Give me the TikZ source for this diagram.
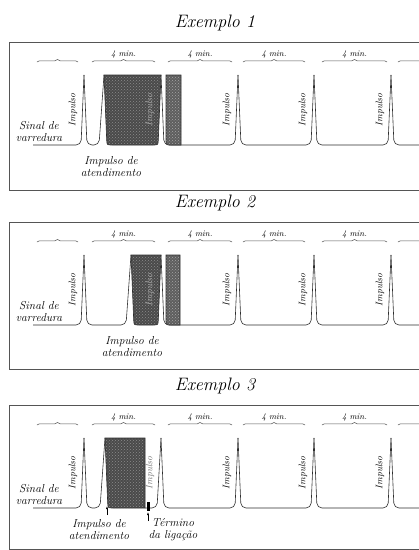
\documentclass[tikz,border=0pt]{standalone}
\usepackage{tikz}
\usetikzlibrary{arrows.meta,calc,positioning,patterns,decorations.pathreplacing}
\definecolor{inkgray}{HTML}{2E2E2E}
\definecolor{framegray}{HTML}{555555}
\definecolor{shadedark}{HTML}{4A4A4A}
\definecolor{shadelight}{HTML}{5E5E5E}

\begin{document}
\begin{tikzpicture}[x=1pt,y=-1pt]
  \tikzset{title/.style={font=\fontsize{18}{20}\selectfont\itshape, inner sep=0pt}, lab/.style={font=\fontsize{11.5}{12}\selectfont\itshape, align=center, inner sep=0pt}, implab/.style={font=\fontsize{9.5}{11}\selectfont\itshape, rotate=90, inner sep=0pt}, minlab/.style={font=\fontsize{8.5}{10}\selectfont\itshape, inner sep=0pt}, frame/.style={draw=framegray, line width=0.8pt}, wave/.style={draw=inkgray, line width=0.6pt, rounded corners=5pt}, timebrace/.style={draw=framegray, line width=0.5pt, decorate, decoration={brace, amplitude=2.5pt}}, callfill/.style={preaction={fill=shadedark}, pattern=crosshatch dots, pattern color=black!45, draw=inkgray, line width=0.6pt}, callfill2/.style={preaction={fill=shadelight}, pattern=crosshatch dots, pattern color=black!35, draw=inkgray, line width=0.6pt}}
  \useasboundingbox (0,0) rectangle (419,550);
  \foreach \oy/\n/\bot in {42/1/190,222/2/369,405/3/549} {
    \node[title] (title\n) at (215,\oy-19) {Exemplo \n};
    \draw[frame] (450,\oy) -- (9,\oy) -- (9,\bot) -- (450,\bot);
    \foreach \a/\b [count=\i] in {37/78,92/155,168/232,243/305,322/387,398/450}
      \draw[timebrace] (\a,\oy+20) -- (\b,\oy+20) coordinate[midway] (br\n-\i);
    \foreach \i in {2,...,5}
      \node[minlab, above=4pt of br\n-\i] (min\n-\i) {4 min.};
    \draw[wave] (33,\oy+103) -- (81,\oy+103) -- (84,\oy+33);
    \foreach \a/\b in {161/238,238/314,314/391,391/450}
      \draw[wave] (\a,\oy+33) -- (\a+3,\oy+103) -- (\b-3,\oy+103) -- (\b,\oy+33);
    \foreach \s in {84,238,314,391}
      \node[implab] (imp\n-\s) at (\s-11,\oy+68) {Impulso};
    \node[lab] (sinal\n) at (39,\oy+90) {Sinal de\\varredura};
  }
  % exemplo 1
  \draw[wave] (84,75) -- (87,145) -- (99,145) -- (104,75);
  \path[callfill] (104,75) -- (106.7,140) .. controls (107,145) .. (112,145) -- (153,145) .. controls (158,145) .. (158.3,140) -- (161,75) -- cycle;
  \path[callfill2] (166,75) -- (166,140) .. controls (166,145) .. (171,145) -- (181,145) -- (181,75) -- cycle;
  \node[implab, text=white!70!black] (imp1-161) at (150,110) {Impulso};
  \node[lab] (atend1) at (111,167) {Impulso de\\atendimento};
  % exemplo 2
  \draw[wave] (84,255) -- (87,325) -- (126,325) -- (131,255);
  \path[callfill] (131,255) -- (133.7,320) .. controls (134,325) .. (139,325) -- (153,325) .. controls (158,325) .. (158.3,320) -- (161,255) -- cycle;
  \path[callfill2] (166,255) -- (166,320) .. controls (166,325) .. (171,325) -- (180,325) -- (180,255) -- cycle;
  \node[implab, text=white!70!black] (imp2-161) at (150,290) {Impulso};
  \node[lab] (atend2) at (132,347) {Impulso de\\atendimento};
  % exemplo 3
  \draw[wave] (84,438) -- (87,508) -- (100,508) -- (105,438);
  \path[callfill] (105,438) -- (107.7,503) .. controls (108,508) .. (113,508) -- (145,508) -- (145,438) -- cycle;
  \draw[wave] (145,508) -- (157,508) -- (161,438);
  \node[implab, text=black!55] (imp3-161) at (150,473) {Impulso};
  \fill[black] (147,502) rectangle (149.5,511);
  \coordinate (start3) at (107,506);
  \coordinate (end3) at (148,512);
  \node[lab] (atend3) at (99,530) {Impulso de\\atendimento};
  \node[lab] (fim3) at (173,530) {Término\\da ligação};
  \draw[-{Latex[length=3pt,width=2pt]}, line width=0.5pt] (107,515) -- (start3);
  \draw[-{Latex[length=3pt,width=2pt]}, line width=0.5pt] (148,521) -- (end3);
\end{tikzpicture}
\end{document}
####
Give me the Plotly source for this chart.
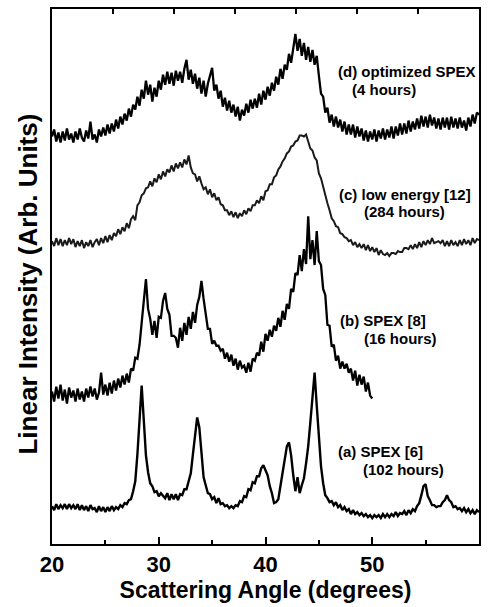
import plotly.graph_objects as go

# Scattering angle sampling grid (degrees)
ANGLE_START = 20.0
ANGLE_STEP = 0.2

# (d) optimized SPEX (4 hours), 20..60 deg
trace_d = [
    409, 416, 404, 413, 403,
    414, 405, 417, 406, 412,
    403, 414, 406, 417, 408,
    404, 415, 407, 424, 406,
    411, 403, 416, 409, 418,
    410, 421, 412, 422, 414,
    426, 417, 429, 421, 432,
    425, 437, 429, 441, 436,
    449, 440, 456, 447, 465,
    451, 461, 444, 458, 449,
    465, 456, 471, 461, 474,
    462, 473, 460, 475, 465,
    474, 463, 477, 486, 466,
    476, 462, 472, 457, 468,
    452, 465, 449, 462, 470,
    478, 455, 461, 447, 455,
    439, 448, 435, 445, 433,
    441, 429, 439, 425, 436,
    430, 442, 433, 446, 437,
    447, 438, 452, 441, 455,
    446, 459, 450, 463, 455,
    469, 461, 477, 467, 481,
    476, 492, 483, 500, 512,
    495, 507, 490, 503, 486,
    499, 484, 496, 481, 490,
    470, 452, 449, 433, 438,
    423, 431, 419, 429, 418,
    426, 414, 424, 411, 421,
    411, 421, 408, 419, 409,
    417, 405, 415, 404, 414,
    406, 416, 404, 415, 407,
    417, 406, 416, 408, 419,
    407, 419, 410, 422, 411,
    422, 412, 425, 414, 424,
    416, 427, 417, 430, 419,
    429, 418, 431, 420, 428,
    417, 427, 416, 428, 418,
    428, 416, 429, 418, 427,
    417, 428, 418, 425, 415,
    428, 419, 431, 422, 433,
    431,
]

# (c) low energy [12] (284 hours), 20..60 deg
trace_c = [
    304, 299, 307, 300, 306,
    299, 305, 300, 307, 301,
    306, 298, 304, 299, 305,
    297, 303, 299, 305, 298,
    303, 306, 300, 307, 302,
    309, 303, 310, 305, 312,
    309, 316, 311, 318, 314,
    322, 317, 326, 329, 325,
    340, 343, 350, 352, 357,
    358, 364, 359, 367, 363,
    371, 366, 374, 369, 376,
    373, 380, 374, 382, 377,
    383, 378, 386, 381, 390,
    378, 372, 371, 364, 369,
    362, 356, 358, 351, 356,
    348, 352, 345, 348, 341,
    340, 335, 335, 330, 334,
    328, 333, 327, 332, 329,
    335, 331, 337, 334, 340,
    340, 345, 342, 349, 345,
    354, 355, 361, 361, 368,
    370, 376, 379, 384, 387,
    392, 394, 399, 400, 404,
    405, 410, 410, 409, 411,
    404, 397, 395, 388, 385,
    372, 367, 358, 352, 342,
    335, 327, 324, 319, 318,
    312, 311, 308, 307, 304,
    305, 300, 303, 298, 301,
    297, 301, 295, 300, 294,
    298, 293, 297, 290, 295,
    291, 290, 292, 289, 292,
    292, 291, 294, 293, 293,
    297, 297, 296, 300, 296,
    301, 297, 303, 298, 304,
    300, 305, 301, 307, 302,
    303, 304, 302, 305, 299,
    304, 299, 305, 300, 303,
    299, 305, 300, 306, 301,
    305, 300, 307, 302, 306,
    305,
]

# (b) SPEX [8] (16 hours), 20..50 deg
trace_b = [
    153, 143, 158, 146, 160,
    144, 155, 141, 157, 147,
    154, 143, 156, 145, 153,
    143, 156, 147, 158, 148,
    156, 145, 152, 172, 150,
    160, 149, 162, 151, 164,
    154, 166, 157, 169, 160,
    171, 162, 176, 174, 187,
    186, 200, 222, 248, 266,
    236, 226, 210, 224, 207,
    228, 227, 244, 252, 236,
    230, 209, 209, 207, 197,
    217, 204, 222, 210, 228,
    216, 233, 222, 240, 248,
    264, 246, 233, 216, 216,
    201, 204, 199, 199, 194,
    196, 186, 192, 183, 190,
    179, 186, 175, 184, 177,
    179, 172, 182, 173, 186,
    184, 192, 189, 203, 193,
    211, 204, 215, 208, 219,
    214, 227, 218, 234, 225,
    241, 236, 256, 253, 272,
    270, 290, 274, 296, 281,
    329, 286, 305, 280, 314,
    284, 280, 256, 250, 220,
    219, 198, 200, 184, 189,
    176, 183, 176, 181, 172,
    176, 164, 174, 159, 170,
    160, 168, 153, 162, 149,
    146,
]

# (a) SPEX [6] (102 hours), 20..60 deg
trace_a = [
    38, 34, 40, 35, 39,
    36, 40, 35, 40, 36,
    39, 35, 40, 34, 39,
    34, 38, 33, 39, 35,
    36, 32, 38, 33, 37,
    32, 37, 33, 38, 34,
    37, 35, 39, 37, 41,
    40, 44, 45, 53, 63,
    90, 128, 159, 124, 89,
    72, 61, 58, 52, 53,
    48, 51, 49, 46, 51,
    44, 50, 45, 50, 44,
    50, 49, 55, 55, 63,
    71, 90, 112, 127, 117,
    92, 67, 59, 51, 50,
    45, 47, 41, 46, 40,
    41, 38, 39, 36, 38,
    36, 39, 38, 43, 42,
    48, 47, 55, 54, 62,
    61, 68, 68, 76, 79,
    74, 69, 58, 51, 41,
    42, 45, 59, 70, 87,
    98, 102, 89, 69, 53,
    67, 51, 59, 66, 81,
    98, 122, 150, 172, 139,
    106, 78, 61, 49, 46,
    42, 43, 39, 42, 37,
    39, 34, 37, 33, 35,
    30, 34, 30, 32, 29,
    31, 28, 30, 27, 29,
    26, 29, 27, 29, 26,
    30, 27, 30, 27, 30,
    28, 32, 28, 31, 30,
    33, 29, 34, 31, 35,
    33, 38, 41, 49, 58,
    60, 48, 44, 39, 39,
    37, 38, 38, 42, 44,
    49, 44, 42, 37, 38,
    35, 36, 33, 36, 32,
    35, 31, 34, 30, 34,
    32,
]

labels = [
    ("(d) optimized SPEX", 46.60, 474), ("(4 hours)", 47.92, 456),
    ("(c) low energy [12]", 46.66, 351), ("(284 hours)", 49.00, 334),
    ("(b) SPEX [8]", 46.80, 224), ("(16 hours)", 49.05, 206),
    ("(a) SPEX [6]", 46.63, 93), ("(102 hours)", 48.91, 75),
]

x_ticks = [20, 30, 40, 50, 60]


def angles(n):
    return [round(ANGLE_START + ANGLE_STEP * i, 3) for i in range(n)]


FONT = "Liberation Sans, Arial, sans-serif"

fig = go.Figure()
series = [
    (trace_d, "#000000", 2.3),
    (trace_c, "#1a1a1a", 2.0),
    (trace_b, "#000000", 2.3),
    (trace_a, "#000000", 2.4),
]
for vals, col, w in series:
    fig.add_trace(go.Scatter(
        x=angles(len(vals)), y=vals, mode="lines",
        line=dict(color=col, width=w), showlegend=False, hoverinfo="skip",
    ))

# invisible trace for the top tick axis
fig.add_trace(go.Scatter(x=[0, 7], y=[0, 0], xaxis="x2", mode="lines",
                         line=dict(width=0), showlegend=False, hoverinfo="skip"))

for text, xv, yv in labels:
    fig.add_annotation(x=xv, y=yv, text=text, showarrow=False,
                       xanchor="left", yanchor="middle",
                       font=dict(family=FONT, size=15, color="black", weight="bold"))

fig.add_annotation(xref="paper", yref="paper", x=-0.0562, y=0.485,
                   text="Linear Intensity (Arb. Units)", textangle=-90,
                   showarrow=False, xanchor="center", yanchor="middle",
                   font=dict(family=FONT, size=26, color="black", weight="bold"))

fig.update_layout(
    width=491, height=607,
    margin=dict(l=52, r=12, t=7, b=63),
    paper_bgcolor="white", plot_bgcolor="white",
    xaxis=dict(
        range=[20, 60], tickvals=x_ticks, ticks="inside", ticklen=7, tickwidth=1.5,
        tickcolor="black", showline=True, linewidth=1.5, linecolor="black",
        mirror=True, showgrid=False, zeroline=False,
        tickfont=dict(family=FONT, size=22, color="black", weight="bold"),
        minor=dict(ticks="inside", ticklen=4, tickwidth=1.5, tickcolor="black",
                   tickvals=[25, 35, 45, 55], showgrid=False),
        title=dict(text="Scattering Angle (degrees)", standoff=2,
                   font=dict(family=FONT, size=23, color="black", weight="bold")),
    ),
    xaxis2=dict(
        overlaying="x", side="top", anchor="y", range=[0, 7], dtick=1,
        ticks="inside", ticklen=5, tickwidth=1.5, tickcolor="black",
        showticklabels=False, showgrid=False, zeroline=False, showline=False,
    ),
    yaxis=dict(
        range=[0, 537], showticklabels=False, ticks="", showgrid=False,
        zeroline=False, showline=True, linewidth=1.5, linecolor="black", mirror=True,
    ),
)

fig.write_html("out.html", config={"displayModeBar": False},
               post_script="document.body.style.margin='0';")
####
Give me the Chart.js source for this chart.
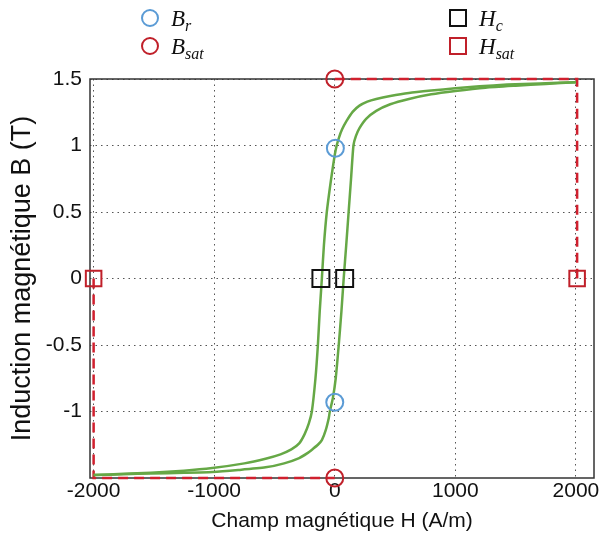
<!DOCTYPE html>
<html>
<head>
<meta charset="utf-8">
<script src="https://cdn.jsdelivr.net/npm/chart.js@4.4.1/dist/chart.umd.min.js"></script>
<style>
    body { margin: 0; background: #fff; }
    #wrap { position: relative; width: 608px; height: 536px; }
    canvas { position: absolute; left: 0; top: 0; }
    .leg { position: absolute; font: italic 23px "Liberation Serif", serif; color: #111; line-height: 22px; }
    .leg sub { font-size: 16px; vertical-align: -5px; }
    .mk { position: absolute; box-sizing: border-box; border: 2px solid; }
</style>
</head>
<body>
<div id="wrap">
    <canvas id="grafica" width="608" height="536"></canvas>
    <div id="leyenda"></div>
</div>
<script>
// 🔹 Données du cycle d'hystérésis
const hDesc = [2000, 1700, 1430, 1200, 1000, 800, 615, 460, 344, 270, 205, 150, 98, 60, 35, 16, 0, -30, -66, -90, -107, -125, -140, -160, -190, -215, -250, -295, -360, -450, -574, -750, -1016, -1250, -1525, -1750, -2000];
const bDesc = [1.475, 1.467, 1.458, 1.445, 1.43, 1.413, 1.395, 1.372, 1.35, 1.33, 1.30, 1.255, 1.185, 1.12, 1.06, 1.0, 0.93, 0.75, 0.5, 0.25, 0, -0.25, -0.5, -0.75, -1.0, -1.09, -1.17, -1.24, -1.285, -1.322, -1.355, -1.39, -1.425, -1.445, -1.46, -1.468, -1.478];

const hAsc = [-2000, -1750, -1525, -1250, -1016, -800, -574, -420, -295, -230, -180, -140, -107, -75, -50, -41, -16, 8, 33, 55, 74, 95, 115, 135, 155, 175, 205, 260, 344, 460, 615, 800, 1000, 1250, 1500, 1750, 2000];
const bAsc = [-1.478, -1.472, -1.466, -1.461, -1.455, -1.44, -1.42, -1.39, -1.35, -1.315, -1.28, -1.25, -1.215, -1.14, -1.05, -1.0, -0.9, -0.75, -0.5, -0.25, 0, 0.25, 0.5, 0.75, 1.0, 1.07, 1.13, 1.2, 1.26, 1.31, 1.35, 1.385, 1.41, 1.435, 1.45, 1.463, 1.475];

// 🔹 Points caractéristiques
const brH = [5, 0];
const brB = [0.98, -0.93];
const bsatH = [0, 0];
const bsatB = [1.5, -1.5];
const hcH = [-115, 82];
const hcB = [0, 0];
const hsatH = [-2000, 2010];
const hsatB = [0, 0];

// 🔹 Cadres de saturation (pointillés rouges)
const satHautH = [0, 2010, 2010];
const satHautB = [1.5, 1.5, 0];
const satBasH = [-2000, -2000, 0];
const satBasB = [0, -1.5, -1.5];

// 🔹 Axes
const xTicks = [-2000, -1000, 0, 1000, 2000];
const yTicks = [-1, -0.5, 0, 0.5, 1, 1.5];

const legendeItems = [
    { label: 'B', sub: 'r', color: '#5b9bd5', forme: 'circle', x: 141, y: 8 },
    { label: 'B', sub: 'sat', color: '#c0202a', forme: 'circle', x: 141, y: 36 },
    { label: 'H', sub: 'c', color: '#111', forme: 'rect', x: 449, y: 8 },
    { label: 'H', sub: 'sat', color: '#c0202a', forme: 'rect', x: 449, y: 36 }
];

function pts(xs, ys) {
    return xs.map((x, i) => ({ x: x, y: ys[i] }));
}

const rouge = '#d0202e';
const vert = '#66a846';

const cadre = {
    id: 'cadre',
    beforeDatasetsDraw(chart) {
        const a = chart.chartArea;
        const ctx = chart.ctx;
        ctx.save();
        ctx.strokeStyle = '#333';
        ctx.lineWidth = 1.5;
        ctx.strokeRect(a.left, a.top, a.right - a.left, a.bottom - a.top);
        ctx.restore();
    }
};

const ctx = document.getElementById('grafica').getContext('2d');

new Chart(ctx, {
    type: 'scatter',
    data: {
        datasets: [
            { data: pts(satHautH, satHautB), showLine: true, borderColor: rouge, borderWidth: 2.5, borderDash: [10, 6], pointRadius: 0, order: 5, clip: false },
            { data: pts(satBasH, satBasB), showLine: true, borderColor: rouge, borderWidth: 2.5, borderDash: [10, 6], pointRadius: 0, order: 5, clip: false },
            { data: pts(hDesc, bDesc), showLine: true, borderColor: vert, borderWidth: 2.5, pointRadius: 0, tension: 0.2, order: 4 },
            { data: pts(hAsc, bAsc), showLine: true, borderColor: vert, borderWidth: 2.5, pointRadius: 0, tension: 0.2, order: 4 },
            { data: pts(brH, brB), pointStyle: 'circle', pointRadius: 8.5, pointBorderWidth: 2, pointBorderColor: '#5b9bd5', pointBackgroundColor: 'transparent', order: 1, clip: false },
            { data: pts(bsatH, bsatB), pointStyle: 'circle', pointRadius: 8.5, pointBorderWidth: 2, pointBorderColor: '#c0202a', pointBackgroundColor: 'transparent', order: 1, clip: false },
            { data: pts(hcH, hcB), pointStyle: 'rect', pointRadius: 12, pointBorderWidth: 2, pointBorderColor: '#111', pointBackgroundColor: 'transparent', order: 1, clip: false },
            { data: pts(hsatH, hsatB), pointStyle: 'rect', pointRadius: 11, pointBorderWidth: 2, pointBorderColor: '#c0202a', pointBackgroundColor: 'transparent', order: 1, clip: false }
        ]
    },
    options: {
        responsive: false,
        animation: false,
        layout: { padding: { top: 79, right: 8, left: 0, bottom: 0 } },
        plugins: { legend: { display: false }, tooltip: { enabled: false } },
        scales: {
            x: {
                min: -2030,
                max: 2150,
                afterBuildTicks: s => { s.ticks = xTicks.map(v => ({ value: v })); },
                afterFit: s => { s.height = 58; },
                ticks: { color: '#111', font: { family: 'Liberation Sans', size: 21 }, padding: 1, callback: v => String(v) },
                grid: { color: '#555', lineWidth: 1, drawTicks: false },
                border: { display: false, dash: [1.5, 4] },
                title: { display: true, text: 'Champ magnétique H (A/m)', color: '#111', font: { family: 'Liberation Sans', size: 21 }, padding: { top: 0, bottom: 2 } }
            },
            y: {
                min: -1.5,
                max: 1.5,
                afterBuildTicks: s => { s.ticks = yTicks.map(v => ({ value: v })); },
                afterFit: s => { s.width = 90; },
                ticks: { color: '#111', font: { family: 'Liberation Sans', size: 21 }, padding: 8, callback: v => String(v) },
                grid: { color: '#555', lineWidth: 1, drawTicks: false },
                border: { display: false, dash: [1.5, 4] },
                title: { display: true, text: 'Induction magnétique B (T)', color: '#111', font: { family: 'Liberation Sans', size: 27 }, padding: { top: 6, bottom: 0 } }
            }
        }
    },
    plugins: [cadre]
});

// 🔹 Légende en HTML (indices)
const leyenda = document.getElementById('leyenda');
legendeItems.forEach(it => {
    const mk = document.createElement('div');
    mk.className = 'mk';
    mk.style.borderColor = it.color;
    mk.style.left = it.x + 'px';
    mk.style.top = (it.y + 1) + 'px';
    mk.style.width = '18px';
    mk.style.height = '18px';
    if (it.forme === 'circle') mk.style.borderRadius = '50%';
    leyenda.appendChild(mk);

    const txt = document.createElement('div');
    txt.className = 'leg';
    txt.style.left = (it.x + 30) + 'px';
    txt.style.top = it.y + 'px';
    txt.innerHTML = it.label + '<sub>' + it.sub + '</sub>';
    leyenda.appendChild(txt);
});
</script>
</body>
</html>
####
## Short task
Starting at the line that contains "Give me the Plotly source for this chart." and ending at the line that contains "ANGLE_STEP = 0.2", give the lines again exactly. Do not include the pictures.

## Exercise answer
Give me the Plotly source for this chart.
import plotly.graph_objects as go

# Scattering angle sampling grid (degrees)
ANGLE_START = 20.0
ANGLE_STEP = 0.2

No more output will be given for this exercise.